→ Problem description
Below are records; state how many of their lines hold the word "chart", and give only the figure.

[Records excerpted from a collection]
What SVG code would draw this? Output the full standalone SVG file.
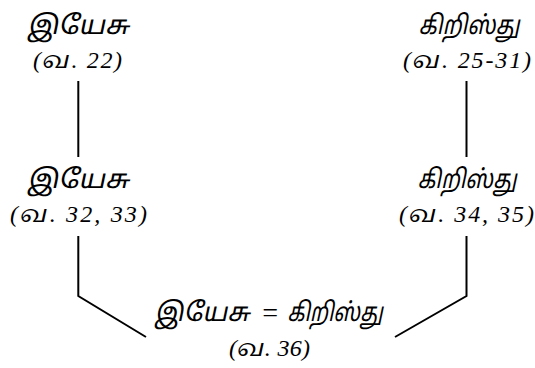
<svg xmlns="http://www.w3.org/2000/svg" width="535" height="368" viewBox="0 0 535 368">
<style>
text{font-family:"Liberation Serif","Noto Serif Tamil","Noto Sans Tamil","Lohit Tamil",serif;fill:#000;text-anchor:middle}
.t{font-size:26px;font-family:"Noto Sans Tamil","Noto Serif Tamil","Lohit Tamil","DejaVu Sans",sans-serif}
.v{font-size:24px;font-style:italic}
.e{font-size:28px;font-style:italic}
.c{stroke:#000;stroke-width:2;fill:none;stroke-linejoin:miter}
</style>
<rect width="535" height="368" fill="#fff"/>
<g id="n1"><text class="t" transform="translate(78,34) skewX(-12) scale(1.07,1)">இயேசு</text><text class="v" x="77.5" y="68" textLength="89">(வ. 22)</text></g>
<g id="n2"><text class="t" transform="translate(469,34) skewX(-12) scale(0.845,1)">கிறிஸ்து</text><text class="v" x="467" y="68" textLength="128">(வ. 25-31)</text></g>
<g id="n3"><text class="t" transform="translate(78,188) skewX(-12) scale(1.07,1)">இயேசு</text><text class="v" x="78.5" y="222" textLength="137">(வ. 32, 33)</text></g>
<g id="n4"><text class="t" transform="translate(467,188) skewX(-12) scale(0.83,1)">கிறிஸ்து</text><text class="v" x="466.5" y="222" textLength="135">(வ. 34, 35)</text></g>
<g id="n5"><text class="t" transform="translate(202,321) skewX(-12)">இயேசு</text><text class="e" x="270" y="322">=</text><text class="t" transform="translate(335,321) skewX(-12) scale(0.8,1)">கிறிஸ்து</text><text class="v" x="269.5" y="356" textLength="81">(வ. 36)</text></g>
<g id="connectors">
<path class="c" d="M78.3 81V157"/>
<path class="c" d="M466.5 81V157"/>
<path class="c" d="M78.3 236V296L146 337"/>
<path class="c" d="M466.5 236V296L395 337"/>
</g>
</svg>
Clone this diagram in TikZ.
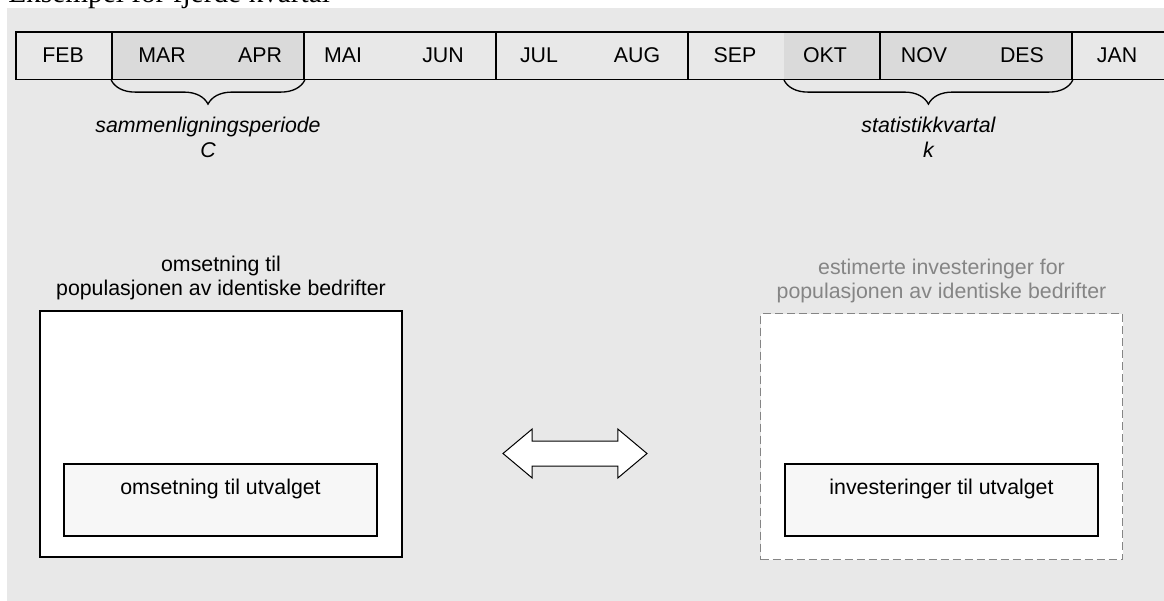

...

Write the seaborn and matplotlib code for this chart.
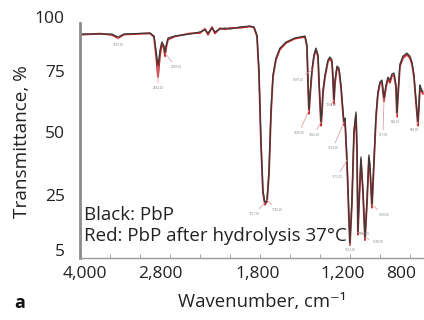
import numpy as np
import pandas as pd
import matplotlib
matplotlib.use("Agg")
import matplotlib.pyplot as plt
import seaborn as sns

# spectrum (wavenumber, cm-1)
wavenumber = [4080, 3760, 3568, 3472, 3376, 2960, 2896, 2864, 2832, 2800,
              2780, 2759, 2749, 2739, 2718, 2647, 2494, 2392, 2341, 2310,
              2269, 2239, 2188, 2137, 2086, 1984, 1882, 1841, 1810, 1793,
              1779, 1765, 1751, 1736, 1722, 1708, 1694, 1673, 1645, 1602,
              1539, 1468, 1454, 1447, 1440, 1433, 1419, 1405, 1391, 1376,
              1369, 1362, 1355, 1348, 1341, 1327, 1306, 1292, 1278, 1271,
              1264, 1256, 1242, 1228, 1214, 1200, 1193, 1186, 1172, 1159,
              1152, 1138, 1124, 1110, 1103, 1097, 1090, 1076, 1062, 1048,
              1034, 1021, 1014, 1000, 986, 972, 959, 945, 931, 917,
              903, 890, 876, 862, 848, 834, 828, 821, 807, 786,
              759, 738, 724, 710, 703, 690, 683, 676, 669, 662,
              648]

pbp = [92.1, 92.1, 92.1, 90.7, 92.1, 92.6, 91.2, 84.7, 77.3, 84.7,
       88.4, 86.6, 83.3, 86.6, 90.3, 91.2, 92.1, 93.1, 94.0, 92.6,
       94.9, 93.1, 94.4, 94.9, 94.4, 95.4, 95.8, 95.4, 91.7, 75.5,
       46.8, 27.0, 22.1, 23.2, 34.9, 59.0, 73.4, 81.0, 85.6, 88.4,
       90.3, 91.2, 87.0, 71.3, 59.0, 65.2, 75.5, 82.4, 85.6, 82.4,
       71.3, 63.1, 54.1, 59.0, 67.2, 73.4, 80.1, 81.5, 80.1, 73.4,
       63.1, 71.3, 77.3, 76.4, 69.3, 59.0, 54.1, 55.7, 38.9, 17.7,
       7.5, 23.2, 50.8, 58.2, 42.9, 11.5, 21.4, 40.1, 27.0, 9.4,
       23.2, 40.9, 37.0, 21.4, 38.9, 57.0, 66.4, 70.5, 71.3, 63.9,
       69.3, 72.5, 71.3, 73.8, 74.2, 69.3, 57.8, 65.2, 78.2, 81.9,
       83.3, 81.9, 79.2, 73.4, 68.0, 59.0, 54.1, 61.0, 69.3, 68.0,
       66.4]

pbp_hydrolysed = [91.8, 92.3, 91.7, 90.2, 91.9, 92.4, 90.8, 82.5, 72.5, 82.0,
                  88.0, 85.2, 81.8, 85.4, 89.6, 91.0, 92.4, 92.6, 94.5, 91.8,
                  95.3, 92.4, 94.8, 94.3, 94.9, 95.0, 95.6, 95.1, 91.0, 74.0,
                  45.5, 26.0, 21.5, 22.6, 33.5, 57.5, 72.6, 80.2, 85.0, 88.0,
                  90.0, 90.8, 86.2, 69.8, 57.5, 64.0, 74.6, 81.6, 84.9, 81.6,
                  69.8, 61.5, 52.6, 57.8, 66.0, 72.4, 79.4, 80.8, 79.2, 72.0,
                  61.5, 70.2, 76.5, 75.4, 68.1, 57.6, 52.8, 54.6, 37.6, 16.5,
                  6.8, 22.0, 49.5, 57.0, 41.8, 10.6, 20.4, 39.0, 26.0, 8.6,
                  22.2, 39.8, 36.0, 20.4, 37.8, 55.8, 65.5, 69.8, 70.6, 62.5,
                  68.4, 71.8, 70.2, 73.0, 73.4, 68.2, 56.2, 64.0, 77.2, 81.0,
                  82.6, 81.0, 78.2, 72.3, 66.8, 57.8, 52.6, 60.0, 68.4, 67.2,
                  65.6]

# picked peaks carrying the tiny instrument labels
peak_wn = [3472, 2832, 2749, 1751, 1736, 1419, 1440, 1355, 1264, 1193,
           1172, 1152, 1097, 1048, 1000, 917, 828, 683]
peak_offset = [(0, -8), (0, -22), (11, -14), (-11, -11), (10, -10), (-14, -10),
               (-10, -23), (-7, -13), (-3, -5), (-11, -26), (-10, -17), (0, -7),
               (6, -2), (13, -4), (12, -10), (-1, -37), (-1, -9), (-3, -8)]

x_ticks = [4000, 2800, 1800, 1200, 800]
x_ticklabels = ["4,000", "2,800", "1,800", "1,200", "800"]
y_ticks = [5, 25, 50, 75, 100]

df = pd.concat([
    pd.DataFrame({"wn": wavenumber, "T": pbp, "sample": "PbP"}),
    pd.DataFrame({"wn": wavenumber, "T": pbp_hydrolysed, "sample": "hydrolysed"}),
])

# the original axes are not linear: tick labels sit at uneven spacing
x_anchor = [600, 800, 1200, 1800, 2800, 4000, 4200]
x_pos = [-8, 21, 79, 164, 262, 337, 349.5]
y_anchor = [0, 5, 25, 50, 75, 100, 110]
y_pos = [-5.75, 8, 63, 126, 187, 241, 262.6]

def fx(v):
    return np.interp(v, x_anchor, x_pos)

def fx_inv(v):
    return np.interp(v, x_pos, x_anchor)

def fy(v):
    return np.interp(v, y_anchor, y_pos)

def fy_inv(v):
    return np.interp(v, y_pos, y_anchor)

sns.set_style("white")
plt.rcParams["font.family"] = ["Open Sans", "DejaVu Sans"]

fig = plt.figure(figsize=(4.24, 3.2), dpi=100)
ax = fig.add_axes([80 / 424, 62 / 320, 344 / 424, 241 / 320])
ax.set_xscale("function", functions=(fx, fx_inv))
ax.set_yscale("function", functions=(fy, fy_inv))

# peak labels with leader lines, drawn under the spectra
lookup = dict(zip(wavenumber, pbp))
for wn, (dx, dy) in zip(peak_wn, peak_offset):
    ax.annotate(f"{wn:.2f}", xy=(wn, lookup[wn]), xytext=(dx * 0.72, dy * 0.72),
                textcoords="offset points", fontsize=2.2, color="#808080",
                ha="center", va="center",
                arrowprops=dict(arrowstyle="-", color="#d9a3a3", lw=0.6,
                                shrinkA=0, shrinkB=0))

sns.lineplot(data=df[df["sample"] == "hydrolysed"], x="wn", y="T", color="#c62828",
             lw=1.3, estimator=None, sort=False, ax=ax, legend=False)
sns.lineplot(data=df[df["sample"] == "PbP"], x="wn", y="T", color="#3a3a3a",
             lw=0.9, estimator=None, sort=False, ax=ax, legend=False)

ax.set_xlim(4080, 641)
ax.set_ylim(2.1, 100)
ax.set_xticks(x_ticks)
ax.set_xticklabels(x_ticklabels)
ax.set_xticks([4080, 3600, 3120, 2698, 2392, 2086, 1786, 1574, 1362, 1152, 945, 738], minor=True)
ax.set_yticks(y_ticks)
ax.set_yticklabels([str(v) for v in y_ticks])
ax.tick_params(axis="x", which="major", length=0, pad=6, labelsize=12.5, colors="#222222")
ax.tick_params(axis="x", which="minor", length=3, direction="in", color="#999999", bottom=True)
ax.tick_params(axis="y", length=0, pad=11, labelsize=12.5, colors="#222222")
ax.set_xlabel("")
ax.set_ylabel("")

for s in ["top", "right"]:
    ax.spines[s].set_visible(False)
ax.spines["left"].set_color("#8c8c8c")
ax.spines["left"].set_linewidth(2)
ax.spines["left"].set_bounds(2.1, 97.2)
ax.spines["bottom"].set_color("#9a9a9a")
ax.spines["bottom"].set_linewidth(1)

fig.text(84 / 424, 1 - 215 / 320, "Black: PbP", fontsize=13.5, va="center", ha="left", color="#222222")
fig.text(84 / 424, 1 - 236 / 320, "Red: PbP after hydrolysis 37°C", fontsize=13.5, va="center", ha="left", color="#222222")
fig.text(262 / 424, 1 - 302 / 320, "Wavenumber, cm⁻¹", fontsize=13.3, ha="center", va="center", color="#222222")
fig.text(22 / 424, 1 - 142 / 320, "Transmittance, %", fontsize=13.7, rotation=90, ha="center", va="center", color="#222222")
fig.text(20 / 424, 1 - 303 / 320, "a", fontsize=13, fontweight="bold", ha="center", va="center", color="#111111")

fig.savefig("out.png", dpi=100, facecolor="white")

* * *

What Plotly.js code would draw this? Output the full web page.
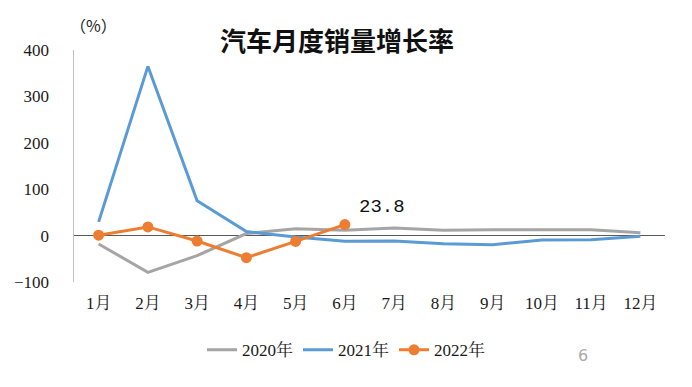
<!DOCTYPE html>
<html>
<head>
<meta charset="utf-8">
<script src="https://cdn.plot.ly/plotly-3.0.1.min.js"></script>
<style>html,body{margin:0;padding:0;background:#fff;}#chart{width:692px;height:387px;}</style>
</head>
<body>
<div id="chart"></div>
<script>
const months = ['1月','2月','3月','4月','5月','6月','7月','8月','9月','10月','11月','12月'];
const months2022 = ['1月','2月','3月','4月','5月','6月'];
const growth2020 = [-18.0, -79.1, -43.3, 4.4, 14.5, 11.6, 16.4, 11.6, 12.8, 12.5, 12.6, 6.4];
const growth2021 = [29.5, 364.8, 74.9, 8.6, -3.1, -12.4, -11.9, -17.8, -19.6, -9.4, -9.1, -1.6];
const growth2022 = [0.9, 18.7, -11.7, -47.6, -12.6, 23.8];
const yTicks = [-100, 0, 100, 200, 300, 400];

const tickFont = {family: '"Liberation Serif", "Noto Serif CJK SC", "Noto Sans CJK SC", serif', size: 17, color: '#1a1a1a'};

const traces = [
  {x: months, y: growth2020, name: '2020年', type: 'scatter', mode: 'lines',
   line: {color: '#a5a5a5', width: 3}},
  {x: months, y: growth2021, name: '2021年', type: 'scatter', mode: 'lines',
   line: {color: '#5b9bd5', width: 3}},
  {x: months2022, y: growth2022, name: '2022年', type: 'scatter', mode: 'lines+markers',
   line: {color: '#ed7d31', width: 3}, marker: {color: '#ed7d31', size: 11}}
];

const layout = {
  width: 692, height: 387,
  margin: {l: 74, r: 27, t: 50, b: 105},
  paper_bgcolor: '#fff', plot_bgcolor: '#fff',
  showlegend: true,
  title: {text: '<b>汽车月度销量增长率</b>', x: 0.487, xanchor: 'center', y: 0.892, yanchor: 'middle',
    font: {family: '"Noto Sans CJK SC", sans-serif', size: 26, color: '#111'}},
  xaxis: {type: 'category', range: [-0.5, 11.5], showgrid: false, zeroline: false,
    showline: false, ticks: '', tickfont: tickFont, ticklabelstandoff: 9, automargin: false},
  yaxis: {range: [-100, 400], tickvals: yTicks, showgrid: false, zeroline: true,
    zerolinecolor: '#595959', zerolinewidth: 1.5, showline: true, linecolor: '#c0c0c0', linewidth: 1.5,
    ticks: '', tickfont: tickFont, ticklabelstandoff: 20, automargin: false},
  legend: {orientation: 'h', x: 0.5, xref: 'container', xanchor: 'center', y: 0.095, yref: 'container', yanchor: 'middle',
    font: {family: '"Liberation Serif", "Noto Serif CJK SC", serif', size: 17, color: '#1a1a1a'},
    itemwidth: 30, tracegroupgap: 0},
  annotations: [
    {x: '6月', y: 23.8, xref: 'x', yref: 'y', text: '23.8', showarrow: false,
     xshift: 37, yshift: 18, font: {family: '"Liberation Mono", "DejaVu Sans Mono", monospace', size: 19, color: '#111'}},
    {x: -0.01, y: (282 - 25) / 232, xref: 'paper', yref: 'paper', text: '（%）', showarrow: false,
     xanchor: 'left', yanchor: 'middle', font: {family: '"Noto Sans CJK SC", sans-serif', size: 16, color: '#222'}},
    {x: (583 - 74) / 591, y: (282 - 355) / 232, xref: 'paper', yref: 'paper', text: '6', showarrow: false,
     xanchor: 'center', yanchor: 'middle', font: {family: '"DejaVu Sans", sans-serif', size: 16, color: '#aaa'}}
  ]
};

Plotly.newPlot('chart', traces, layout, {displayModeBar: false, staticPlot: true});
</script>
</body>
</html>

→ Response
4